Spoken Word Poem by J.F.

I was not born rich

I never went to Disneyland

I never went on a road trip

I never had a tree house

I never had the latest gaming console or the newest phone


I was raised poor

When I finally went on vacation, I ate beans and tortillas every day, and slept on a small mattress because I didn’t want my abuelita sleeping on the floor

I was never given an allowance

My friends and family is all I needed to be happy

I have been happy my whole life

Writer’s Memo: Intended gerne: Poem, Informative. What went well was that I was able to write a poem because I suck at writing poems. What went wrong was that, since I suck at writing poems it is a little short I’ll add in the future.a I want to know what people think about it, good or bad.


Something Happened to me When by L.E.

Something happened to me when..

Something happened to me when my parents split up. I did not see the profound effects when I was younger, I had no capacity for it because they divorced just two days after my 5th birthday. However, I do vaguely remember little snippets of memories. I remember running into my brothers room late one night listening to them fight. We pulled the covers over our heads and hoped the yelling would stop. One night we got so desperate that we walked into the living room and told them to do rock paper scissors to determine who got the couch. After they separated, I would walk down the stairs of my mom’s new house late at night to see her sitting in the living room, on the same couch, crying.

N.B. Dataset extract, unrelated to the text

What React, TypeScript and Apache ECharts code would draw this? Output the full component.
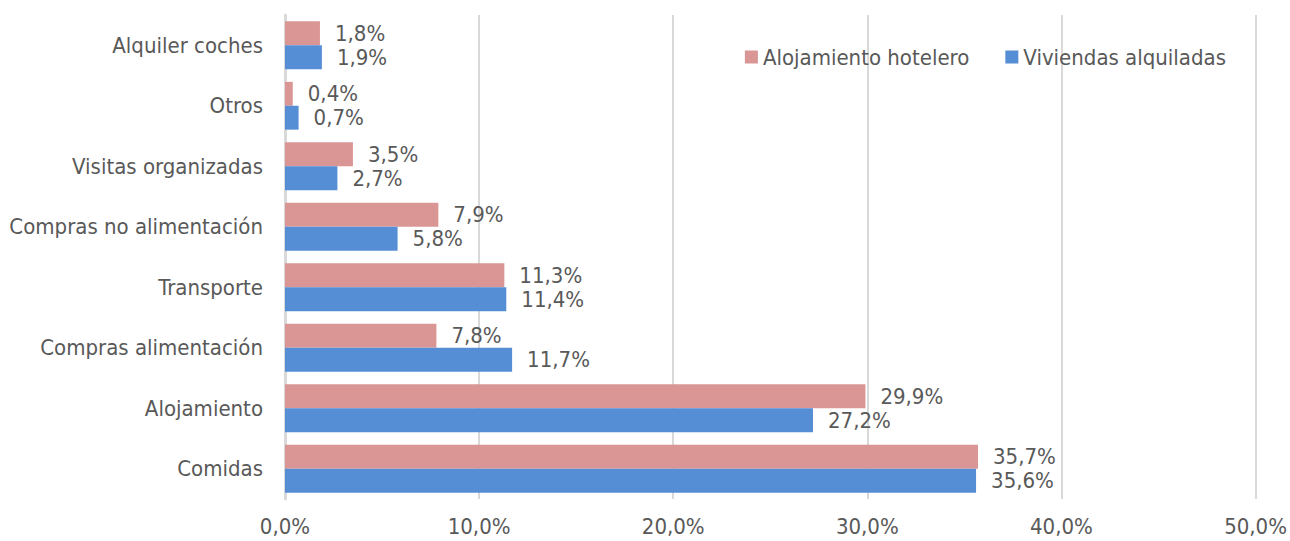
import React, { useEffect, useRef } from "react";
import * as echarts from "echarts";

const categories = [
  "Comidas",
  "Alojamiento",
  "Compras alimentación",
  "Transporte",
  "Compras no alimentación",
  "Visitas organizadas",
  "Otros",
  "Alquiler coches",
];
const hotelero = [35.7, 29.9, 7.8, 11.3, 7.9, 3.5, 0.4, 1.8];
const viviendas = [35.6, 27.2, 11.7, 11.4, 5.8, 2.7, 0.7, 1.9];
const seriesNames = ["Alojamiento hotelero", "Viviendas alquiladas"];
const xTicks = [0, 10, 20, 30, 40, 50];

const FONT = "'Liberation Sans Narrow', 'DejaVu Sans Condensed', sans-serif";
const TEXT = "#595959";
const fmt = (v: number) => v.toFixed(1).replace(".", ",") + "%";

export default function App() {
  const ref = useRef<HTMLDivElement>(null);
  useEffect(() => {
    if (!ref.current) return;
    const chart = echarts.init(ref.current, undefined, { renderer: "svg" });
    const label = {
      show: true,
      position: "right" as const,
      distance: 15,
      color: TEXT,
      fontFamily: FONT,
      fontSize: 22,
      formatter: (p: any) => fmt(p.value),
    };
    chart.setOption({
      animation: false,
      textStyle: { fontFamily: FONT },
      legend: {
        right: 59,
        top: 41,
        itemWidth: 13,
        itemHeight: 13,
        itemGap: 36,
        icon: "rect",
        textStyle: { color: TEXT, fontFamily: FONT, fontSize: 22 },
        data: seriesNames,
      },
      grid: { left: 285, right: 34, top: 15, bottom: 42, containLabel: false },
      xAxis: {
        type: "value",
        min: xTicks[0],
        max: xTicks[xTicks.length - 1],
        interval: 10,
        axisLine: { show: false },
        axisTick: { show: false },
        splitLine: { show: true, lineStyle: { color: "#D9D9D9", width: 2 } },
        axisLabel: {
          color: TEXT,
          fontFamily: FONT,
          fontSize: 22,
          margin: 16,
          formatter: (v: number) => fmt(v),
        },
      },
      yAxis: {
        type: "category",
        data: categories,
        axisLine: { show: true, lineStyle: { color: "#D9D9D9", width: 3 } },
        axisTick: { show: false },
        axisLabel: { color: TEXT, fontFamily: FONT, fontSize: 22, margin: 22 },
      },
      series: [
        {
          name: seriesNames[0],
          type: "bar",
          data: hotelero,
          barGap: "0%",
          barCategoryGap: "21%",
          itemStyle: { color: "#D99694" },
          label,
        },
        {
          name: seriesNames[1],
          type: "bar",
          data: viviendas,
          barGap: "0%",
          barCategoryGap: "21%",
          itemStyle: { color: "#558ED5" },
          label,
        },
      ],
    });
    return () => chart.dispose();
  }, []);
  return <div ref={ref} style={{ width: 1290, height: 541, position: "absolute", left: 0, top: 0 }} />;
}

I remember the pain I saw in my mother. My perception of my mother permanently changed after I saw her cry. When you’re a child, you never forget the first time you see your parents cry. It was my first time seeing what pain, loneliness, and hurt can do to a person.

All of a sudden my brother and I plunged into a pattern. Shuffling between their houses, packing our clothes all the time, and always moving.

My dad remarried first to a nice woman who was going to be my stepmom through eight very developmental years of my life. But two years ago she left my father a voicemail on his phone that when he got home from his ski trip, he would find her stuff gone. She preferred a friends couch over my father’s heavy drinking and endless yelling.

Not even before the divorce papers would finalized he had found another girlfriend, and they were engaged by the end of the summer. It wasn’t until he had to quit drinking for legal issues before he gave it up. He looks better and we bond like we did before I knew what a few beers could do to him.

I owe much to all of my parents. Yet, the thing about having a broken home all your life is you never know what it is like coming home to mom and dad. You never know what having one christmas celebration, one birthday party, or one thanksgiving dinner is like. It was normal that friends’ parents had to ask at which house to drop me off. I look back and think about how kids my age balanced homework and playing outside while I balanced parents. My parents separation so generously gave me the inability to handle somebody leaving. No matter how anybody made me feel, whether it was shitty or wonderful, I would rather have them in my life than not. I held on, and I swear to you that everything I have ever let go of has claw marks on it.

Something happened to me when I realized that everything is temporary. You never think that the last time is the last time. You think there will be more. You think you have forever, but you don’t. You never know when it is going to be the last time you’re going to see somebody before they change forever. You never know if tonight’s or last night’s dinner wa the last time you will ever have a meal with that person. You just never know. Everything is so fleeting- one day you’re hugging a person goodbye and the next you pretend you are complete strangers.

Everybody says that it will get easier. Everybody says it is for the better. I agree, but what they don’t tell you is how tired you get of living out of a duffle bag. What they don’t tell you is how often you have to put on a brave face for your father. Or how often he is puts one on for you, or how you both see right through each other’s. They never tell you how to prepare yourself. They never teach you how to cope.When you’re in the fourth grade they ask you, “If both your parents are in a burning building and you could only save one, which one would you save?” They never tell you that the common app requires you answer the date when your parents got a divorce. And they never tell you how your mom will look at you when you have to ask.